→ WHAT IS REQUIRED
Each line from the start of the data below through the one containing "plt.rcParams['font.family'] = ['Liberation" must be reproduced exactly.

+ + + + +

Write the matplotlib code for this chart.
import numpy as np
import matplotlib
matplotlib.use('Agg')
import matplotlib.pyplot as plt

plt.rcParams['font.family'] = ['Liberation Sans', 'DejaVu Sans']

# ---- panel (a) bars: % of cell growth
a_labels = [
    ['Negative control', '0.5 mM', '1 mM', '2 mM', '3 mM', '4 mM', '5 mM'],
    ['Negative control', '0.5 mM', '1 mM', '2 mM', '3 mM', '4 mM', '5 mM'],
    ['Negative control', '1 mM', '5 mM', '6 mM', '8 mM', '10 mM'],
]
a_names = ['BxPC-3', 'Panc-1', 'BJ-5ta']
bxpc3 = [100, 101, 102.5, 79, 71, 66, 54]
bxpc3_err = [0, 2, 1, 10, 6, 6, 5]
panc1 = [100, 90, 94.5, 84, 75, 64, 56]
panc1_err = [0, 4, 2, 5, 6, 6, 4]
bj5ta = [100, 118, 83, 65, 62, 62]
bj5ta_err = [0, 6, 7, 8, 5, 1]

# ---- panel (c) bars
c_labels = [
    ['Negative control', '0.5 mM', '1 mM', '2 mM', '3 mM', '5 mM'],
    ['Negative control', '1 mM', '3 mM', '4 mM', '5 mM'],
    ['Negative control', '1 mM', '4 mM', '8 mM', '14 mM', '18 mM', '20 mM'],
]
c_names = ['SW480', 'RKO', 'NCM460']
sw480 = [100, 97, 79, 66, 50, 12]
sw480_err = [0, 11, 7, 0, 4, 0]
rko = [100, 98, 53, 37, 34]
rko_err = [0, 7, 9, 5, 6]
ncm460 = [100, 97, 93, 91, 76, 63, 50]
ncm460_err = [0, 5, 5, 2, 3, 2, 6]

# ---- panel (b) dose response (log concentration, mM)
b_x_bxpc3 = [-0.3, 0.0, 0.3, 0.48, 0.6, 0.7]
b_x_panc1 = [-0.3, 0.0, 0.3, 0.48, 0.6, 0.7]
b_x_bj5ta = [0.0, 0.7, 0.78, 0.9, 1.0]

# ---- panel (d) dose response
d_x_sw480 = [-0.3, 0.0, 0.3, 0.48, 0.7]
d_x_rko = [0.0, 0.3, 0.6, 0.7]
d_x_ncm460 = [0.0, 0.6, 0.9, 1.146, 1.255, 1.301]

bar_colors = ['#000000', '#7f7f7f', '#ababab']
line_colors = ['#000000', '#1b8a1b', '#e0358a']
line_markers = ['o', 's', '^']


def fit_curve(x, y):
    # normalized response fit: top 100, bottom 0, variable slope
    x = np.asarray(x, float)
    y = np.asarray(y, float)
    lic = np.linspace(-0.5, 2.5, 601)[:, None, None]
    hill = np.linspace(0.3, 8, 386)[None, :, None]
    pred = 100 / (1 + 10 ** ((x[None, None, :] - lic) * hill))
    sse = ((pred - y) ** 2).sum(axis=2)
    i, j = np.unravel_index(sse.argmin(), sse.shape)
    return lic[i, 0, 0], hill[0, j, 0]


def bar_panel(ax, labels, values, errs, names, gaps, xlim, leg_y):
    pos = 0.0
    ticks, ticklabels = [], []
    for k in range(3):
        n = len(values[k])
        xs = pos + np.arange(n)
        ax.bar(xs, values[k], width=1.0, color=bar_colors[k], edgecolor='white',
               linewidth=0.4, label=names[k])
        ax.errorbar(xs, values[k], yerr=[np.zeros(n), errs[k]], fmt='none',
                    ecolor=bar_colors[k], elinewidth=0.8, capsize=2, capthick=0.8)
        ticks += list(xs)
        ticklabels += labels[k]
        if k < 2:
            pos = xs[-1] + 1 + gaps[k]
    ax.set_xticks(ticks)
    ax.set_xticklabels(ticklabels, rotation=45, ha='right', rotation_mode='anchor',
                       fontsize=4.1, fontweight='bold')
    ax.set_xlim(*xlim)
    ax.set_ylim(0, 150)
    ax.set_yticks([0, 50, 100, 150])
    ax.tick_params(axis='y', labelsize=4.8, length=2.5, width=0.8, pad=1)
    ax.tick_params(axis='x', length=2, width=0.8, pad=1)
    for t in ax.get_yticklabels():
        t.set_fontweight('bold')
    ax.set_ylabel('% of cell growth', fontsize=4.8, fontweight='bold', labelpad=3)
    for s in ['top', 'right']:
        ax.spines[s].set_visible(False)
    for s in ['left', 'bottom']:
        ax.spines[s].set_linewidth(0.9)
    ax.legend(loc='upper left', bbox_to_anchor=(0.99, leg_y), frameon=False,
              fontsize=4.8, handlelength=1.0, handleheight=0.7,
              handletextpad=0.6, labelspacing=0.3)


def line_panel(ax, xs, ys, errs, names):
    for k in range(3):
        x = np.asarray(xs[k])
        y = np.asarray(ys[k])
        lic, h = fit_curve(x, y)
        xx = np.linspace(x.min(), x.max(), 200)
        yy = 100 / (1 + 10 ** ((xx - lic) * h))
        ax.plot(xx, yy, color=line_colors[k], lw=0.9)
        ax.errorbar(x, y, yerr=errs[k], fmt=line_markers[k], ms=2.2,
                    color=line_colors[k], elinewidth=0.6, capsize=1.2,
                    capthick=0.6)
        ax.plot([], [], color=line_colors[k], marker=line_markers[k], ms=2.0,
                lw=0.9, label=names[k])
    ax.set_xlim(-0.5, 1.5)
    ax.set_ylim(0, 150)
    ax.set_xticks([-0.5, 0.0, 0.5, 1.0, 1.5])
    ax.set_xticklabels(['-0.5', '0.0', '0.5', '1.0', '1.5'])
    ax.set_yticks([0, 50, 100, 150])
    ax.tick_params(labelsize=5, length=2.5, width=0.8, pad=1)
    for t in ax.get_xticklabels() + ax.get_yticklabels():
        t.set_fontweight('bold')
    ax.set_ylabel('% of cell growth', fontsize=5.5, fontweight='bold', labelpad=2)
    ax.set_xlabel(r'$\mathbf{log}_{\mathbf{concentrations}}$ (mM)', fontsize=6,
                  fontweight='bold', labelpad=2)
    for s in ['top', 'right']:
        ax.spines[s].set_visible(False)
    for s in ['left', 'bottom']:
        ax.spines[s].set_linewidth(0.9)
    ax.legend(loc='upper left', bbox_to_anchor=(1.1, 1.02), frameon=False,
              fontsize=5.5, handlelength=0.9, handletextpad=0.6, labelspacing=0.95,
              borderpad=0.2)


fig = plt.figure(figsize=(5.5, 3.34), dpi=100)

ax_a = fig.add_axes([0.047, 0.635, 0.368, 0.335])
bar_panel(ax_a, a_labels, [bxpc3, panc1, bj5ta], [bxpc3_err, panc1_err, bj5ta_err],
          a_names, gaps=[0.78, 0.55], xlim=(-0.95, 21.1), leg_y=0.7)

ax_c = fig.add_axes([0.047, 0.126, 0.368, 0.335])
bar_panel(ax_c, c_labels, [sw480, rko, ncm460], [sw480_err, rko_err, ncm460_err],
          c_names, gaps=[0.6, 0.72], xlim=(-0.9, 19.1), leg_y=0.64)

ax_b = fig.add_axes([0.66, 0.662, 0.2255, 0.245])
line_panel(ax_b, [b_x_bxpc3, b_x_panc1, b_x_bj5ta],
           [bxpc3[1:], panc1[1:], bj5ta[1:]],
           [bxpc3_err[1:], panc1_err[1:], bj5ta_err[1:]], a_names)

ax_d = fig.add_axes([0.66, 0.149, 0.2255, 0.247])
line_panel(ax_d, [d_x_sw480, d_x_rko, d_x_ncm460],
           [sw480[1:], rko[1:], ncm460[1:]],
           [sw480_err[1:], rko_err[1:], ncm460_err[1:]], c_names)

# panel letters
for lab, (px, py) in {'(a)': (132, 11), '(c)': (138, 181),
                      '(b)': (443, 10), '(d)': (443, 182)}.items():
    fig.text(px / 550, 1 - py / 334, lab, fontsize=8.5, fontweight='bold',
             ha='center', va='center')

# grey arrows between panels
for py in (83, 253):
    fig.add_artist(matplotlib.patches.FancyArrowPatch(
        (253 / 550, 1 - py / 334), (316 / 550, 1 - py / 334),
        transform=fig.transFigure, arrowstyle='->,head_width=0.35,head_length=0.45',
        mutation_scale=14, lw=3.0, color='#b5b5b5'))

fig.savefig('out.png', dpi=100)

+ + + + +

→ ANSWER IN FULL
Write the matplotlib code for this chart.
import numpy as np
import matplotlib
matplotlib.use('Agg')
import matplotlib.pyplot as plt

plt.rcParams['font.family'] = ['Liberation Sans', 'DejaVu Sans']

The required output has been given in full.